Of course, the weather could quickly turn and we could get socked in with fog, but even if it does, that will be fine with me. For now, it is glorious, and pretty and I just saw a hummingbird flitting around outside the window again. The turkey is out on the Webber Kettle in the backyard, and my daughter is making her spectacular Apple Cranberry Pie with homemade vanilla pastry cream, and I'm wondering if I can possibly manage a tiny piece of it, without totally blowing my eating plan to smithereens. It is that good--I guarantee it--and my mother would be proud of what a proficient baker she's become.
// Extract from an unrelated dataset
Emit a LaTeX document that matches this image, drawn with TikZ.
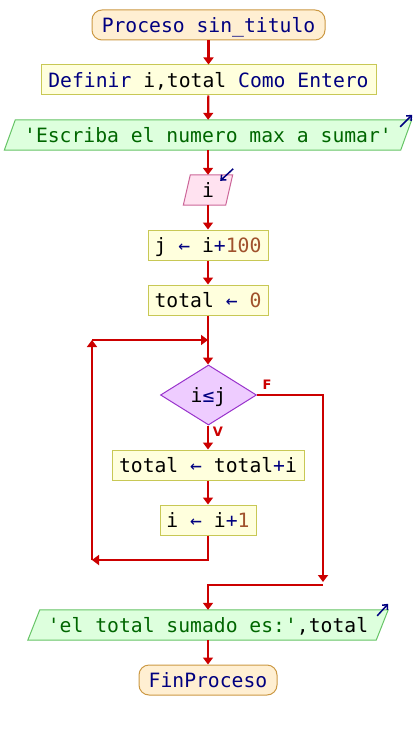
\documentclass[tikz,border=0pt]{standalone}
\usepackage{fontspec}
\setmonofont{DejaVu Sans Mono}
\newfontfamily\labfont{DejaVu Sans}
\usetikzlibrary{arrows.meta,shapes.geometric,backgrounds,calc}
\definecolor{navy}{HTML}{000080}
\definecolor{num}{HTML}{A0522D}
\definecolor{flow}{HTML}{CC0000}
\definecolor{procfill}{HTML}{FFEFD2}
\definecolor{procdraw}{HTML}{CC9944}
\definecolor{asgfill}{HTML}{FFFFDD}
\definecolor{asgdraw}{HTML}{C8C855}
\definecolor{iofill}{HTML}{DDFFDD}
\definecolor{iodraw}{HTML}{66C466}
\definecolor{iotext}{HTML}{006600}
\definecolor{infill}{HTML}{FFE2F0}
\definecolor{indraw}{HTML}{CC6699}
\definecolor{decfill}{HTML}{EECCFF}
\definecolor{decdraw}{HTML}{9933CC}
\tikzset{
  txt/.style={font=\ttfamily\fontsize{19.7}{20}\selectfont, text height=14.4pt, text depth=0pt, inner sep=0pt, align=center},
  term/.style={txt, draw=procdraw, fill=procfill, rounded corners=10pt, minimum height=30pt, line width=1pt, text=navy},
  asg/.style={txt, draw=asgdraw, fill=asgfill, minimum height=30pt, line width=1pt},
  iobox/.style={txt, minimum height=30pt},
  ioshape/.style={draw=iodraw, fill=iofill, line width=1pt},
  inshape/.style={draw=indraw, fill=infill, line width=1pt},
  dec/.style={txt, shape=diamond, draw=decdraw, fill=decfill, minimum width=96pt, minimum height=60pt, line width=1pt},
  conn/.style={draw=flow, line width=2.2pt, -{Triangle[width=10pt,length=7pt]}},
  iomark/.style={draw=navy, line width=1.5pt, -{Straight Barb[length=4pt,width=7pt]}},
  lab/.style={font=\labfont\bfseries\fontsize{13}{13}\selectfont, text=flow, inner sep=0pt},
}
\begin{document}
\begin{tikzpicture}[x=1pt,y=-1pt]
\useasboundingbox (0,0) rectangle (416,730);

\node[term, minimum width=233pt] (proc) at (208.5,25) {Proceso sin\_titulo};
\node[asg, minimum width=335pt] (def) at (208.5,80) {\color{navy}Definir \color{black}i,total \color{navy}Como Entero};
\node[iobox, minimum width=396pt, text=iotext] (esc) at (208,135) {'Escriba el numero max a sumar'};
\node[iobox, minimum width=42pt] (ib) at (208,190) {i};
\node[asg, minimum width=120pt] (jb) at (208,245) {j \color{navy}← \color{black}i\color{navy}+\color{num}100};
\node[asg, minimum width=120pt] (tot) at (208,300) {total \color{navy}← \color{num}0};
\node[dec] (dc) at (208.5,395) {i\color{navy}≤\color{black}j};
\node[asg, minimum width=192pt] (sum) at (208,465) {total \color{navy}← \color{black}total\color{navy}+\color{black}i};
\node[asg, minimum width=96pt] (inc) at (208,520) {i \color{navy}← \color{black}i\color{navy}+\color{num}1};
\node[iobox, minimum width=348pt] (out) at (208,625) {\color{iotext}'el total sumado es:'\color{black},total};
\node[term, minimum width=138pt] (fin) at (208,680) {FinProceso};

\node[lab] (lf) at (267,385) {F};
\node[lab] (lv) at (218,432) {V};

\begin{scope}[on background layer]
\fill[white] (0,0) rectangle (416,730);
\draw[ioshape] ([xshift=5.5pt]esc.north west) -- ([xshift=5.5pt]esc.north east) -- ([xshift=-5.5pt]esc.south east) -- ([xshift=-5.5pt]esc.south west) -- cycle;
\draw[inshape] ([xshift=3.5pt]ib.north west) -- ([xshift=3.5pt]ib.north east) -- ([xshift=-3.5pt]ib.south east) -- ([xshift=-3.5pt]ib.south west) -- cycle;
\draw[ioshape] ([xshift=6pt]out.north west) -- ([xshift=6pt]out.north east) -- ([xshift=-6pt]out.south east) -- ([xshift=-6pt]out.south west) -- cycle;
\end{scope}

\draw[iomark] ($(esc.north east)+(-6,7)$) -- ($(esc.north east)+(6,-5)$);
\draw[iomark] ($(ib.north east)+(4,-6)$) -- ($(ib.north east)+(-9,6)$);
\draw[iomark] ($(out.north east)+(-5,6)$) -- ($(out.north east)+(6,-6)$);

\coordinate (lb) at (92,560);
\coordinate (lt) at (92,340);
\coordinate (lm) at (208,340);
\coordinate (fb) at (323,582);
\coordinate (fj) at (323,585);

\draw[conn] (proc) -- (def);
\draw[conn] (def) -- (esc);
\draw[conn] (esc) -- (ib);
\draw[conn] (ib) -- (jb);
\draw[conn] (jb) -- (tot);
\draw[conn] (tot) -- (tot |- dc.north);
\draw[conn] (dc.south -| sum.north) -- (sum);
\draw[conn] (sum) -- (inc);
\draw[conn] (inc.south) |- (lb);
\draw[conn] (lb) -- (lt);
\draw[conn] (lt) -- (lm);
\draw[conn] (dc.east) -| (fb);
\draw[conn] (fj) -| (out.north);
\draw[conn] (out) -- (fin);
\end{tikzpicture}
\end{document}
I'm realizing more and more that God, by design, puts us by sovereign grace into the families we need to be in, just so we can have the best opportunity possible to acknowledge His love and Lordship, now while we can. (One day, everyone on the planet from potentates to paupers will acknowledge Y'shua as Lord, but on that day, for some it will be in fear and anger and out of compulsion, not in reverent worship and awe) So I'm thankful as never before for the family I grew up in, for the place of pain and heartache that He scooped me out of in His grace. I would never have known that I was so desperately needy of His grace and mercy, had I been born anywhere else--I'm convinced of it. I have much to be grateful for, and I'm determined to be grateful even if sin has marred some of my joys on this side of eternity. As Paul Tripp has said, we do live in a broken down house of a world because of sin. But there is a Redeemer, who has come to make our hearts new and rescue us. He's actively seeking those who know they need rescue and mercy. I count myself grateful to be needing His rescue even more than I ever did before.